Kidslox wins on simplicity. If all you need is app blocking and a daily time limit without the complexity of granular reporting, Kidslox does that with less setup and a slightly lower price. But you are trading depth for simplicity.
For a broader comparison across multiple apps, see our best parental control apps for iPhone roundup.
When a Collaborative Tool Fits Better
Both Kidslox and Qustodio share a fundamental design philosophy: the parent controls, the child complies. This works when children are very young. But for families with kids roughly ages 6 through 14, the research increasingly shows that collaborative approaches — where children have a role in managing their own screen time — produce better long-term outcomes than pure restriction.
The problem with the restriction-only model is not that it fails immediately. It is that it fails eventually. As children grow older, their ability to bypass controls increases while their tolerance for being controlled decreases. The Kidslox reviews on Reddit and Trustpilot are full of parents describing exactly this trajectory: the app worked great at age 7, became a battleground at age 10, and was completely bypassed by age 12.

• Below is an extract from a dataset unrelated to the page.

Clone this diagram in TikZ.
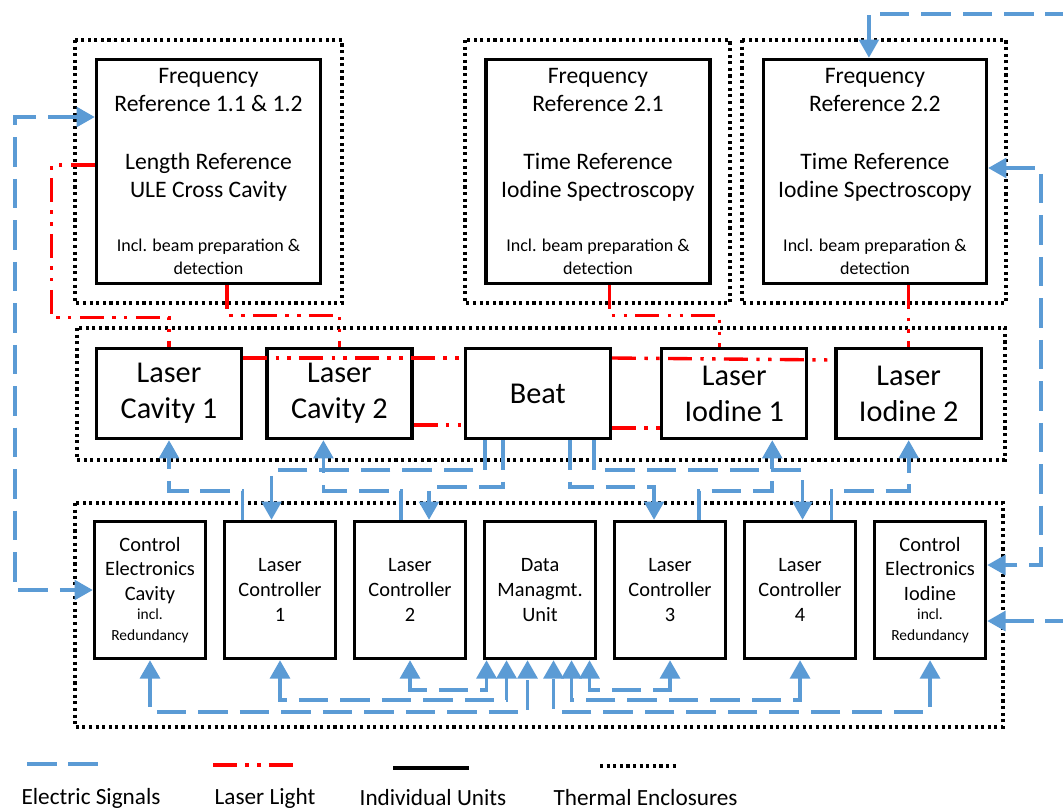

What a collaborative approach looks like
Instead of starting with a fixed time budget and removing access when it runs out, a collaborative system starts at zero and lets the child earn screen time through positive actions. The child completes a homework session, finishes a chore, or works through a focus timer — and those actions generate points or minutes they can spend on screen time.
This is a fundamentally different emotional experience. In the restriction model, every interaction around screen time is about loss: time is running out, access is being taken away, the parent is the enforcer. In the earning model, every interaction is about achievement: the child earned this, they chose how to spend it, they are in control of the outcome.
Apps like Timily are built around this philosophy. Rather than monitoring and blocking from behind the scenes, Timily puts the child at the center of the process — with collaborative app blocking, focus timers, tasks, and a reward system that makes screen time something kids work toward rather than something parents take away.
Which approach is right for your family?
There is no universal answer. Here is a quick framework:
- Kidslox-style restriction works best when children are under 6, when you need to enforce hard boundaries (like bedtime lockdowns), or when the primary concern is blocking access to specific harmful content.
- Collaborative tools work best when children are old enough to understand cause and effect (roughly age 6+), when daily battles over screen time are eroding your relationship, or when you want your child to develop self-regulation skills rather than simply comply with external limits.
- Many families use both: a restriction tool for hard boundaries (bedtime, school hours) and a collaborative tool for daily screen time earning during the hours when the device is available.
The question to ask yourself is not just “Can this app block my child’s phone?” but “Is this app teaching my child anything about managing their own habits?” If the answer to the second question is no, you may want to explore an alternative to Kidslox that addresses both.